In the case of Katrina, for example, when the city of New Orleans was told to evacuate, more than 100,000 people — out of about 500,000 — had no access to cars to use to evacuate. A similar situation played out last February when the Oroville Dam in California threatened to break through an emergency spillway and flood several cities and smaller communities: Almost 200,000 people — many lower-income — were told to evacuate, but how and to where? Many people heeded the evacuation order: We saw whole families sleeping in cars because they couldn’t afford a hotel. And we saw a story about one young mother and her 18-month-old who were trying to hitchhike out of Oroville because they didn’t have a car or any other way out of town. We also saw people who didn’t leave — some because they chose to stay to protect their possessions, some because they had no way to leave. Others may not have been aware of the evacuation order. Everyone lost income from jobs they couldn’t do and businesses that were closed for several days while officials tried to fix the dam. Had the dam burst, how many lower-income or elderly people would have perished because they had no disposable income to get them someplace safe? Thus, we see that preexisting inequalities have a strong hand in determining the immediate outcomes of a disaster.
The situation doesn’t get better when we consider what happens after the disaster, at the back end. The well-heeled more often return to homes that have been little damaged because, by and large, their homes are sturdier and situated in less risky locations. Their jobs often do not require them to be at any particular place, something that’s more characteristic of service economies compared to manufacturing economies. Their houses are insured and they have cash in the bank so they can get repairs going right away. Poor people most often lose paychecks if they cannot show up to work or lose their employment altogether. Once permitted to return, they will find their homes trashed or declared unlivable. Their homes are often uninsured, but even if they are insured, the value the people get for their homes after wrestling with insurance companies for months is far less than what it would cost them to rebuild. Worse still, as happened after Katrina, they may not be allowed to rebuild at all because the places they lived may well be deemed unsafe — below a flood level or too close to a fault, for example.
Scientists have good intentions when it comes to studying natural disasters, but we are unintentionally complicit in the cycle that handicaps the poor in the aftermath of storms, floods, earthquakes and other events. Think about why the poorest people are living in dangerous locations, like swampy low-lying coastal regions, in the first place. They are living in these dangerous locales because the land is less valuable and thus more affordable. Wealthier people know these areas are dangerous and have occupied the safer places — often, literally, on higher ground, which makes for more expensive real estate. Or poor people are there because they can’t go anyplace else. Or they’re living in dangerous places because they simply don’t know any better.
Earth scientists are very much aware of the hazards of living in flood, fault or landslide zones, but how would the poor know? Scientists don’t communicate well with the public, especially the poor. While the dangers of an impending storm or living near a fault or on an old landslide deposit may seem obvious to scientists and others in the know, they can be far less obvious to people who haven’t been exposed to information about such hazards.
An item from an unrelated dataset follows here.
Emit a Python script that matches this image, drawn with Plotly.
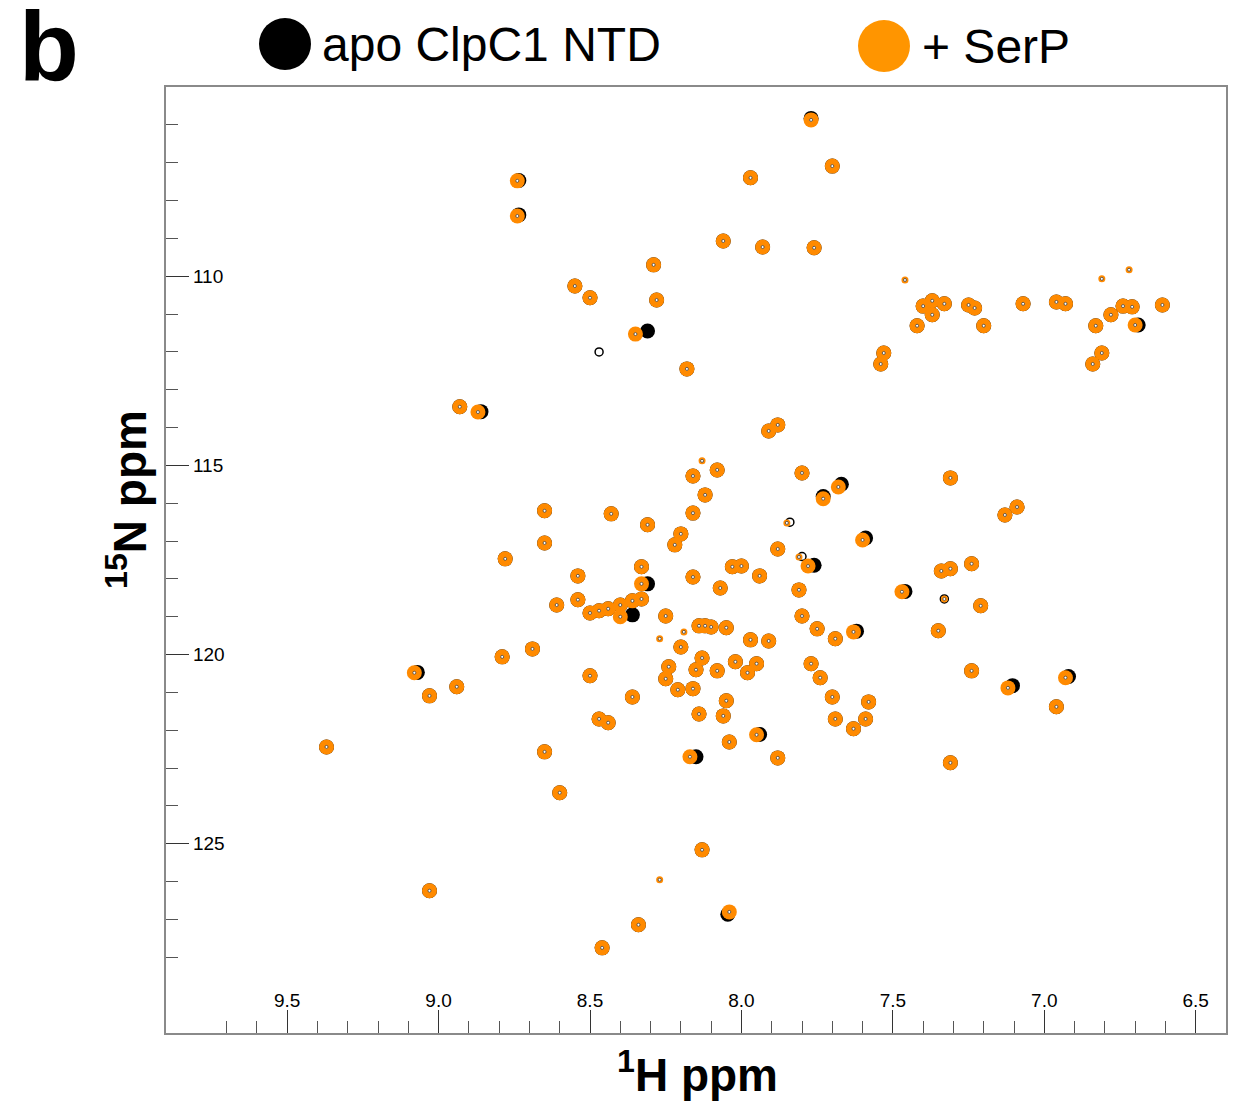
import plotly.graph_objects as go

# ---------------- data (1H ppm, 15N ppm) ----------------
# peaks that overlap in both spectra (apo and + SerP)
common_h = [7.70, 7.97, 8.06, 7.93, 7.76, 8.29, 8.55, 8.50, 8.28, 8.18,
            8.93, 8.78, 8.79, 8.94, 9.03, 9.37, 9.03, 7.40, 7.37, 7.33,
            7.37, 7.42, 7.25, 7.23, 7.20, 7.07, 6.96, 6.93, 6.74, 6.71,
            6.61, 6.78, 6.83, 7.53, 7.54, 6.81, 6.84, 7.31, 7.09, 7.13,
            7.24, 7.34, 7.31, 7.21, 7.35, 7.24, 6.96, 7.31, 7.58, 7.59,
            7.91, 7.88, 8.08, 8.16, 7.80, 8.12, 8.65, 8.43, 8.31, 8.16,
            8.20, 8.22, 8.65, 7.88, 8.33, 8.03, 8.00, 7.94, 8.54, 8.16,
            8.07, 7.81, 8.54, 8.61, 8.40, 8.36, 8.33, 8.50, 8.47, 8.44,
            8.25, 7.80, 8.14, 8.12, 8.10, 8.05, 7.75, 7.69, 7.97, 7.91,
            8.69, 8.20, 8.13, 7.77, 8.02, 7.95, 8.24, 8.15, 8.08, 7.98,
            7.74, 8.25, 8.50, 8.21, 8.16, 8.36, 8.05, 7.70, 8.47, 8.44,
            8.14, 8.06, 7.69, 7.63, 8.65, 8.04, 7.88, 8.60, 8.13, 8.34,
            8.46]
common_n = [107.09, 107.40, 109.07, 109.23, 109.25, 109.70, 110.26, 110.57, 110.63, 112.45,
            113.45, 117.47, 120.06, 120.85, 121.09, 122.44, 126.24, 110.79, 110.65, 110.73,
            111.02, 111.31, 110.76, 110.84, 111.31, 110.73, 110.68, 110.73, 110.79, 110.81,
            110.76, 111.02, 111.31, 112.03, 112.32, 112.03, 112.32, 115.33, 116.10, 116.31,
            117.60, 117.79, 117.73, 118.71, 119.37, 120.43, 121.38, 122.86, 121.25, 121.70,
            114.09, 113.93, 115.12, 115.28, 115.20, 115.78, 116.20, 116.28, 116.57, 116.26,
            116.81, 117.10, 117.05, 117.21, 117.68, 117.68, 117.66, 117.92, 117.92, 117.95,
            118.24, 118.29, 118.55, 118.69, 118.69, 118.58, 118.53, 118.90, 118.84, 118.79,
            118.98, 118.98, 119.24, 119.24, 119.27, 119.29, 119.32, 119.58, 119.61, 119.64,
            119.85, 119.80, 120.09, 120.24, 120.19, 120.24, 120.32, 120.40, 120.43, 120.48,
            120.61, 120.64, 120.56, 120.93, 120.90, 121.12, 121.22, 121.12, 121.70, 121.80,
            121.57, 121.62, 121.70, 121.96, 122.57, 122.31, 122.73, 123.65, 125.16, 127.14,
            127.75]

# peaks that move on SerP binding
shift_apo_h = [7.77, 8.735, 8.735, 8.31, 8.86, 9.07, 6.69, 7.59, 7.46, 7.105,
               6.92, 7.67, 7.73, 7.76, 8.31, 8.36, 7.62, 8.15, 7.94, 8.045]
shift_apo_n = [105.83, 107.47, 108.38, 111.45, 113.58, 120.47, 111.29, 116.92, 118.33, 120.82,
               120.58, 115.50, 115.82, 117.64, 118.13, 118.95, 119.38, 122.70, 122.11, 126.86]
shift_serp_h = [7.77, 8.74, 8.74, 8.35, 8.87, 9.08, 6.70, 7.60, 7.47, 7.12,
                6.93, 7.68, 7.73, 7.78, 8.33, 8.40, 7.63, 8.17, 7.95, 8.04]
shift_serp_n = [105.87, 107.48, 108.41, 111.53, 113.59, 120.48, 111.29, 116.97, 118.34, 120.88,
                120.61, 115.57, 115.88, 117.66, 118.13, 119.00, 119.40, 122.70, 122.12, 126.80]

# weak peaks
weak_serp_h = [8.13, 8.19, 8.27, 7.33, 6.72, 6.81, 7.46, 8.27, 7.85, 7.81]
weak_serp_n = [114.88, 119.40, 125.95, 118.53, 109.83, 110.07, 110.10, 119.58, 116.52, 117.42]
weak_apo_h = [8.47, 7.33, 7.84, 7.80]
weak_apo_n = [112.00, 118.53, 116.50, 117.41]

x_ticks = [9.5, 9.0, 8.5, 8.0, 7.5, 7.0, 6.5]
y_ticks = [110, 115, 120, 125]

series_names = ["apo ClpC1 NTD", "+ SerP"]

# ---------------- figure ----------------
ORANGE = "#FF8A00"
LEG_ORANGE = "#FF9500"
FONT = "Liberation Sans, Arial, Helvetica, sans-serif"

apo_h = common_h + shift_apo_h
apo_n = common_n + shift_apo_n
serp_h = common_h + shift_serp_h
serp_n = common_n + shift_serp_n

fig = go.Figure()
fig.add_trace(go.Scatter(x=apo_h, y=apo_n, mode="markers", name=series_names[0],
                         marker=dict(size=15, color="black", line=dict(width=0)),
                         hoverinfo="x+y"))
fig.add_trace(go.Scatter(x=weak_apo_h, y=weak_apo_n, mode="markers", name=series_names[0],
                         marker=dict(size=8, symbol="circle-open", color="black",
                                     line=dict(width=1.5, color="black")),
                         hoverinfo="x+y"))
fig.add_trace(go.Scatter(x=serp_h, y=serp_n, mode="markers", name=series_names[1],
                         marker=dict(size=15, color=ORANGE, line=dict(width=0)),
                         hoverinfo="x+y"))
fig.add_trace(go.Scatter(x=weak_serp_h, y=weak_serp_n, mode="markers", name=series_names[1],
                         marker=dict(size=7, color=ORANGE, line=dict(width=0)),
                         hoverinfo="x+y"))
# contour centres
fig.add_trace(go.Scatter(x=serp_h + weak_serp_h, y=serp_n + weak_serp_n, mode="markers",
                         marker=dict(size=3, color="white", line=dict(width=0.8, color="#444")),
                         hoverinfo="skip"))

tickfont = dict(size=19, family=FONT, color="black")

fig.update_layout(
    width=1251, height=1106,
    margin=dict(l=166, r=25, t=87, b=73, autoexpand=False),
    paper_bgcolor="white", plot_bgcolor="white",
    showlegend=False,
    font=dict(family=FONT, color="black"),
    xaxis=dict(
        range=[9.9, 6.4], tickvals=x_ticks, tickformat=".1f",
        ticks="inside", ticklen=23, tickwidth=1.2, tickcolor="#333",
        ticklabelposition="inside", tickfont=tickfont,
        minor=dict(tick0=9.8, dtick=0.1, ticks="inside", ticklen=12, tickwidth=1.2, tickcolor="#555"),
        showline=True, mirror=True, linecolor="#8a8a8a", linewidth=1.5,
        showgrid=False, zeroline=False, automargin=False,
    ),
    yaxis=dict(
        range=[130, 105], tickvals=y_ticks,
        ticks="inside", ticklen=23, tickwidth=1.2, tickcolor="#333",
        ticklabelposition="inside", tickfont=tickfont, ticklabelstandoff=5,
        minor=dict(tick0=105, dtick=1, ticks="inside", ticklen=12, tickwidth=1.2, tickcolor="#555"),
        showline=True, mirror=True, linecolor="#8a8a8a", linewidth=1.5,
        showgrid=False, zeroline=False, automargin=False,
    ),
)

# manual legend (large circles), axis titles and panel letter
def px_x(p):
    return (p - 166) / 1060.0

def px_y(p):
    return (1033 - p) / 946.0

fig.add_shape(type="circle", xref="paper", yref="paper", xsizemode="pixel", ysizemode="pixel",
              xanchor=px_x(285), yanchor=px_y(44), x0=-26, x1=26, y0=-26, y1=26,
              fillcolor="black", line=dict(width=0))
fig.add_shape(type="circle", xref="paper", yref="paper", xsizemode="pixel", ysizemode="pixel",
              xanchor=px_x(884), yanchor=px_y(46), x0=-26, x1=26, y0=-26, y1=26,
              fillcolor=LEG_ORANGE, line=dict(width=0))
fig.add_annotation(text=series_names[0], xref="paper", yref="paper", x=px_x(320), y=px_y(44),
                   xanchor="left", yanchor="middle", showarrow=False,
                   font=dict(size=48, family=FONT, color="black"))
fig.add_annotation(text=series_names[1], xref="paper", yref="paper", x=px_x(920), y=px_y(46),
                   xanchor="left", yanchor="middle", showarrow=False,
                   font=dict(size=48, family=FONT, color="black"))
fig.add_annotation(text="<b>b</b>", xref="paper", yref="paper", x=px_x(49), y=px_y(46),
                   xanchor="center", yanchor="middle", showarrow=False,
                   font=dict(size=98, family=FONT, color="black"))
fig.add_annotation(text="<b><sup>1</sup>H ppm</b>", xref="paper", yref="paper",
                   x=px_x(697), y=px_y(1072), xanchor="center", yanchor="middle", showarrow=False,
                   font=dict(size=46, family=FONT, color="black"))
fig.add_annotation(text="<b><sup>15</sup>N ppm</b>", xref="paper", yref="paper",
                   x=px_x(127), y=px_y(500), xanchor="center", yanchor="middle", showarrow=False,
                   textangle=-90, font=dict(size=46, family=FONT, color="black"))

fig.write_html("out.html", config={"displayModeBar": False},
               post_script="document.body.style.margin='0px';document.body.style.overflow='hidden';")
And there are few social signals. Real estate agents often say nothing, nor do those providing building permits. Surely, one might think, if I can get a building permit for a site, it must be safe to build there. After disasters, scientists have a habit of wagging their finger at the residents and asking why people were living in such dangerous places in the first place. Then we suggest that the residents should be moved out or kept out — it’s the victims who get the blame.
When it actually comes to rebuilding, the inequality gap grows even larger. Rebuilding requires an influx of capital, something to which the poor have no access, and to which the middle classes have limited access. But everywhere in the world, no matter how rich or poor the country, there are what I call the “disaster profiteers": wealthy, well-connected individuals or groups who are part of, or very close to, the government and are very influential in how capital provided for reconstruction is spent.
Almost invariably there are propositions made by members of this group to take advantage of what nature has done and use relief capital to begin a plan for urban renewal that was, in many instances, sorely needed before the disaster. Disaster is seen as “providential.” Low-income areas are usually the most damaged. Therefore, they must be the most dangerous and should not be reoccupied, these people argue.
Scientists will agree, though for very different reasons. These areas could be made into parks and golf courses or returned to nature — places where no one actually lives but can provide relaxation for those who have time to relax and can afford to golf: not to be used by those displaced to make way for these amenities. The BNOB (Bring New Orleans Back) plan for New Orleans was just such a plan and was described as a “massive red-lining exercise wrapped around a land grab” by former mayor Marc Morial. BNOB was meant for residents of an imagined new and better New Orleans, not the residents of the old city.
There is every good reason to want to use the opportunity of rebuilding to make a damaged place a better place. But there is no case, that I am aware of, in which the better place that emerged has been better for everyone. Most commonly, it is better for a few who were well off to begin with.
Unwittingly, scientists can make matters worse. We are too quick to condemn inhabited places as unsuitable for people to live, and then leave the problem to others to act on what we say. Unfortunately, those who take charge of coming up with solutions tend to regard the places declared unsuitable by scientists as problems without solutions, and they are ignored in favor of problems where solutions can be recognized and achieved, like improving the central business district or tourist attractions. The poor are neglected and the wealthy do better; inequality increases.
It is a dilemma for those of us in the natural sciences. It isn’t irresponsible to say, “that’s not my job.” After all, that’s not what natural scientists are trained to do. Unfortunately, ensuring that disasters do not lead to greater social inequity seems to be no one’s job, yet it undermines our work in providing predictions. Scientists have recently started taking strong positions in the political arena as part of the global debate on climate change. They will readily discuss the merits of carbon taxes versus cap-and-trade and other economic measures — subjects in which they are not trained. It’s time we made our voices heard on the injustice of natural disasters.